Low-profile antennas based on aperiodic and compact meta-surfaces

(eng) Artificial magnetic ground planes enable the placement of horizontal antennas close to the ground plane. However, their behaviour as AMCs (Artificial Magnetic Conductor) is valid only over a small frequency band. Hence, their use in wideband antenna applications remains a challenge. The antenna-AMC combination can be optimized to maximize the impedance bandwidth, thanks to the coupling between the antenna and the AMC. However, we have observed that the radiation patterns split at broadside when we work close to the AMC resonance frequency. This limits the useful operation bandwidth, i.e. the bandwidth at which good radiation and matching conditions are achieved at the same time. In this thesis, a new non-periodic structure acting as an AMC and as a leaky-wave surface at the same time has been studied and designed to recover the broadside directivity near and beyond the AMC resonance. An antenna with broadside directivity better than 9.2 dB over a 32.65% impedance bandwidth is finally presented. This thesis also focuses on the design of a low-profile RFID tag able to work on metallic objects.

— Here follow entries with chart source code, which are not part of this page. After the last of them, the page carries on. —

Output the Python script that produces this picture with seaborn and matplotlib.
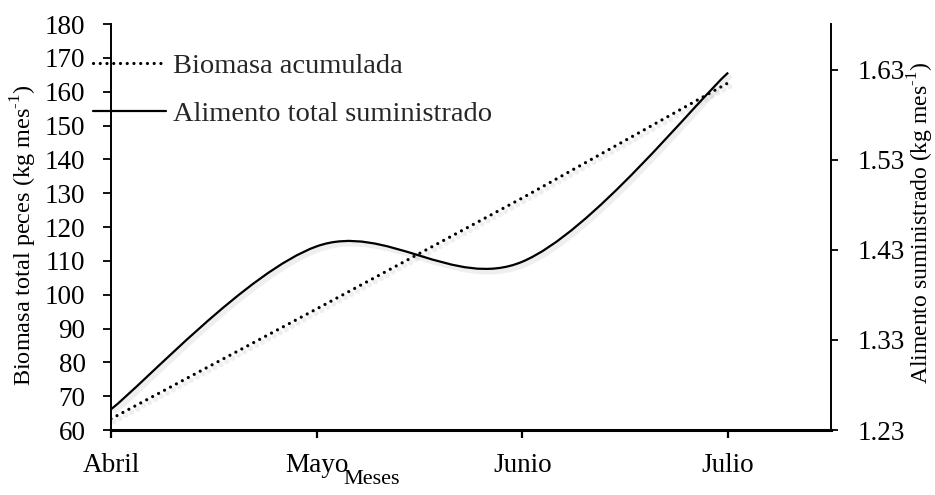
import numpy as np
import pandas as pd
import matplotlib
matplotlib.use("Agg")
import matplotlib.pyplot as plt
import matplotlib.patheffects as pe
from matplotlib.path import Path
from matplotlib.patches import PathPatch
from matplotlib.lines import Line2D
import seaborn as sns

# data
meses = ["Abril", "Mayo", "Junio", "Julio"]
biomasa = [63.3, 95.8, 128.6, 162.6]          # kg mes-1, left axis
alimento = [1.253, 1.434, 1.417, 1.627]       # kg mes-1, right axis

df = pd.DataFrame({"mes": meses, "biomasa": biomasa, "alimento": alimento})

sns.set_theme(style="ticks")
plt.rcParams["font.family"] = ["Liberation Serif", "DejaVu Serif"]
plt.rcParams["mathtext.fontset"] = "custom"
plt.rcParams["mathtext.rm"] = "Liberation Serif"

fig = plt.figure(figsize=(9.35, 4.95), dpi=100)
ax = fig.add_axes([111 / 935, 1 - 430 / 495, 720 / 935, 406 / 495])
ax2 = ax.twinx()

shadow = [pe.SimpleLineShadow(offset=(2, -2), alpha=0.12, shadow_color="gray", linewidth=4), pe.Normal()]
dots = (0, (0.01, 2.1))

# dotted: biomasa acumulada
xpos = np.arange(len(meses))
sns.lineplot(x=xpos, y=df["biomasa"], ax=ax, color="black", linewidth=2.3,
             linestyle=dots, dash_capstyle="round", path_effects=shadow)

# solid: alimento total, smoothed like excel (catmull-rom bezier)
pts = np.column_stack([xpos, df["alimento"].values])
ext = np.vstack([pts[0], pts, pts[-1]])
verts = [tuple(pts[0])]
codes = [Path.MOVETO]
for i in range(len(pts) - 1):
    p_prev, p0, p1, p_next = ext[i], ext[i + 1], ext[i + 2], ext[i + 3]
    c1 = p0 + (p1 - p_prev) / 6
    c2 = p1 - (p_next - p0) / 6
    verts += [tuple(c1), tuple(c2), tuple(p1)]
    codes += [Path.CURVE4] * 3
ax2.add_patch(PathPatch(Path(verts, codes), facecolor="none", edgecolor="black",
                        linewidth=1.6, path_effects=shadow))

# axes setup
ax.set_xlim(0, 3.5)
ax.set_ylim(60, 180)
ax.set_yticks(np.arange(60, 181, 10))
ax.set_xticks(xpos)
ax.set_xticklabels(meses)
ax2.set_ylim(1.23, 1.681)
ax2.set_yticks([1.23, 1.33, 1.43, 1.53, 1.63])
ax2.set_yticklabels(["1.23", "1.33", "1.43", "1.53", "1.63"])

for s in ["top", "right"]:
    ax.spines[s].set_visible(False)
for s in ["top", "left", "bottom"]:
    ax2.spines[s].set_visible(False)
ax.spines["left"].set_linewidth(1.4)
ax.spines["bottom"].set_linewidth(2.2)
ax2.spines["right"].set_linewidth(1.4)
for a in (ax, ax2):
    for sp in a.spines.values():
        sp.set_color("black")

ax.tick_params(axis="y", direction="out", length=5.8, width=1.3, pad=12.5, labelsize=19.5, colors="black")
ax.tick_params(axis="x", direction="out", length=5.8, width=1.6, pad=11, labelsize=19.5, colors="black")
ax2.tick_params(axis="y", direction="out", length=5, width=1.3, pad=14, labelsize=19.5, colors="black")

ax.set_ylabel("Biomasa total peces (kg mes$^{\\mathrm{\u2010}1}$)", fontsize=17.5, color="black")
ax.yaxis.label.set_va("center")
ax.yaxis.set_label_coords(-0.121, 0.48)
ax2.set_ylabel("Alimento suministrado (kg mes$^{\\mathrm{\u2010}1}$)", fontsize=17, color="black")
ax2.yaxis.label.set_va("center")
ax2.yaxis.set_label_coords(1.125, 0.51)
ax.set_xlabel("Meses", fontsize=16, color="black")
ax.xaxis.set_label_coords(0.362, -0.098)

handles = [Line2D([], [], color="black", linewidth=2.3, linestyle=dots, dash_capstyle="round"),
           Line2D([], [], color="black", linewidth=1.6)]
fig.legend(handles, ["Biomasa acumulada", "Alimento total suministrado"],
           loc="upper left", bbox_to_anchor=(93 / 935, 1 - 53 / 495), frameon=False,
           fontsize=20.5, handlelength=2.56, handletextpad=0.25, labelspacing=0.79, borderpad=0,
           borderaxespad=0)

fig.savefig("out.png", dpi=100)
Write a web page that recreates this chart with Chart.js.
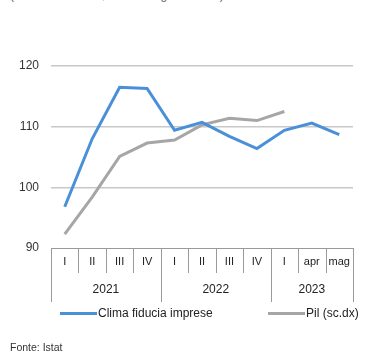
<!DOCTYPE html>
<html>
<head>
<meta charset="utf-8">
<script src="https://cdn.jsdelivr.net/npm/chart.js@4"></script>
<style>
  html, body { margin: 0; padding: 0; background: #fff; }
  #wrap { position: relative; width: 366px; height: 356px; overflow: hidden; font-family: "Liberation Sans", Arial, sans-serif; }
  #c { position: absolute; left: 0; top: 0; }
  .note { position: absolute; left: 10px; top: -12px; font-size: 12px; color: #666; white-space: nowrap; }
  .leg { position: absolute; top: 306px; font-size: 12px; color: #222; display: flex; align-items: center; white-space: nowrap; }
  .leg i { display: inline-block; width: 37px; height: 3px; margin-right: 1px; }
  .src { position: absolute; left: 10px; top: 341px; font-size: 10.5px; color: #333; }
</style>
</head>
<body>
<div id="wrap">
  <div class="note">(indici: 2015=100; dati destagionalizzati)</div>
  <canvas id="c" width="366" height="356"></canvas>
  <div class="leg" style="left:60px"><i style="background:#4a90d9"></i>Clima fiducia imprese</div>
  <div class="leg" style="left:268px"><i style="background:#a6a6a6"></i>Pil (sc.dx)</div>
  <div class="src">Fonte: Istat</div>
</div>
<script>
// Periods on the horizontal axis
const periods = ['I', 'II', 'III', 'IV', 'I', 'II', 'III', 'IV', 'I', 'apr', 'mag'];
const yearLabels = ['2021', '2022', '2023'];
const yearSpans = [4, 4, 3];

// Series
const climaFiducia = [96.8, 108.0, 116.5, 116.3, 109.4, 110.7, 108.4, 106.4, 109.4, 110.6, 108.7];
const pil = [92.3, 98.4, 105.1, 107.3, 107.8, 110.3, 111.4, 111.0, 112.5, null, null];

// Left axis ticks
const yMin = 90, yMax = 120, yStep = 10;

// Draws the two-level category table under the plot
const periodTable = {
  id: 'periodTable',
  afterDraw(chart) {
    const ctx = chart.ctx;
    const x = chart.scales.x;
    const top = chart.chartArea.bottom;
    const half = (x.getPixelForValue(1) - x.getPixelForValue(0)) / 2;
    const rowH = 25, fullH = 54;
    const n = periods.length;
    ctx.save();
    ctx.strokeStyle = '#9a9a9a';
    ctx.lineWidth = 1;
    const left = x.getPixelForValue(0) - half;
    const right = x.getPixelForValue(n - 1) + half;
    ctx.beginPath();
    ctx.moveTo(left, top + 0.5);
    ctx.lineTo(right, top + 0.5);
    ctx.stroke();

    // year boundaries
    const yearEdges = new Set([0]);
    let acc = 0;
    yearSpans.forEach(s => { acc += s; yearEdges.add(acc); });

    for (let i = 0; i <= n; i++) {
      const px = Math.round(i < n ? x.getPixelForValue(i) - half : x.getPixelForValue(n - 1) + half) + 0.5;
      ctx.beginPath();
      ctx.moveTo(px, top);
      ctx.lineTo(px, top + (yearEdges.has(i) ? fullH : rowH));
      ctx.stroke();
    }

    ctx.fillStyle = '#222';
    ctx.textAlign = 'center';
    ctx.textBaseline = 'middle';
    ctx.font = '11px "Liberation Sans", Arial, sans-serif';
    periods.forEach((p, i) => {
      ctx.fillText(p, x.getPixelForValue(i), top + 14);
    });
    ctx.font = '12px "Liberation Sans", Arial, sans-serif';
    let start = 0;
    yearLabels.forEach((y, k) => {
      const end = start + yearSpans[k] - 1;
      const cx = (x.getPixelForValue(start) + x.getPixelForValue(end)) / 2;
      ctx.fillText(y, cx, top + 42);
      start += yearSpans[k];
    });
    ctx.restore();
  }
};

new Chart(document.getElementById('c'), {
  type: 'line',
  data: {
    labels: periods,
    datasets: [
      {
        label: 'Clima fiducia imprese',
        data: climaFiducia,
        borderColor: '#4a90d9',
        borderWidth: 3,
        pointRadius: 0,
        tension: 0,
        yAxisID: 'y'
      },
      {
        label: 'Pil (sc.dx)',
        data: pil,
        borderColor: '#a6a6a6',
        borderWidth: 3,
        pointRadius: 0,
        tension: 0,
        yAxisID: 'y1'
      }
    ]
  },
  options: {
    responsive: false,
    animation: false,
    layout: { padding: { top: 66, left: 0, right: 13, bottom: 108 } },
    plugins: { legend: { display: false }, tooltip: { enabled: false } },
    scales: {
      x: {
        display: false,
        offset: true
      },
      y: {
        position: 'left',
        min: yMin,
        max: yMax,
        ticks: {
          stepSize: yStep,
          color: '#333',
          padding: 12,
          font: { family: '"Liberation Sans", Arial, sans-serif', size: 12 }
        },
        grid: {
          color: ctx => ctx.tick && ctx.tick.value === yMin ? 'rgba(0,0,0,0)' : '#c8c8c8',
          lineWidth: 1.5,
          drawTicks: false
        },
        border: { display: false },
        afterFit(scale) { scale.width = 51; }
      },
      y1: {
        position: 'right',
        display: false,
        min: yMin,
        max: yMax
      }
    }
  },
  plugins: [periodTable]
});
</script>
</body>
</html>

We have proved that including an AMC ground plane in the tag design avoids the tag antenna to be short-circuited when it is mounted on a metallic plane. But having a compact AMC is essential to obtain a competitive RFID tag. A new AMC surface of 42.6 mm x 42.6 mm size has been designed. It supports an inductively-fed meander dipole that provides the complex input impedance required to activate the microchip terminating the tag. A prototype has been fabricated in our laboratory to measure its input impedance. Very encouraging preliminary results have been obtained. The inductive coupling effect achieved with the feeding loop of the meander dipole is preserved in presence of the AMC ground plane.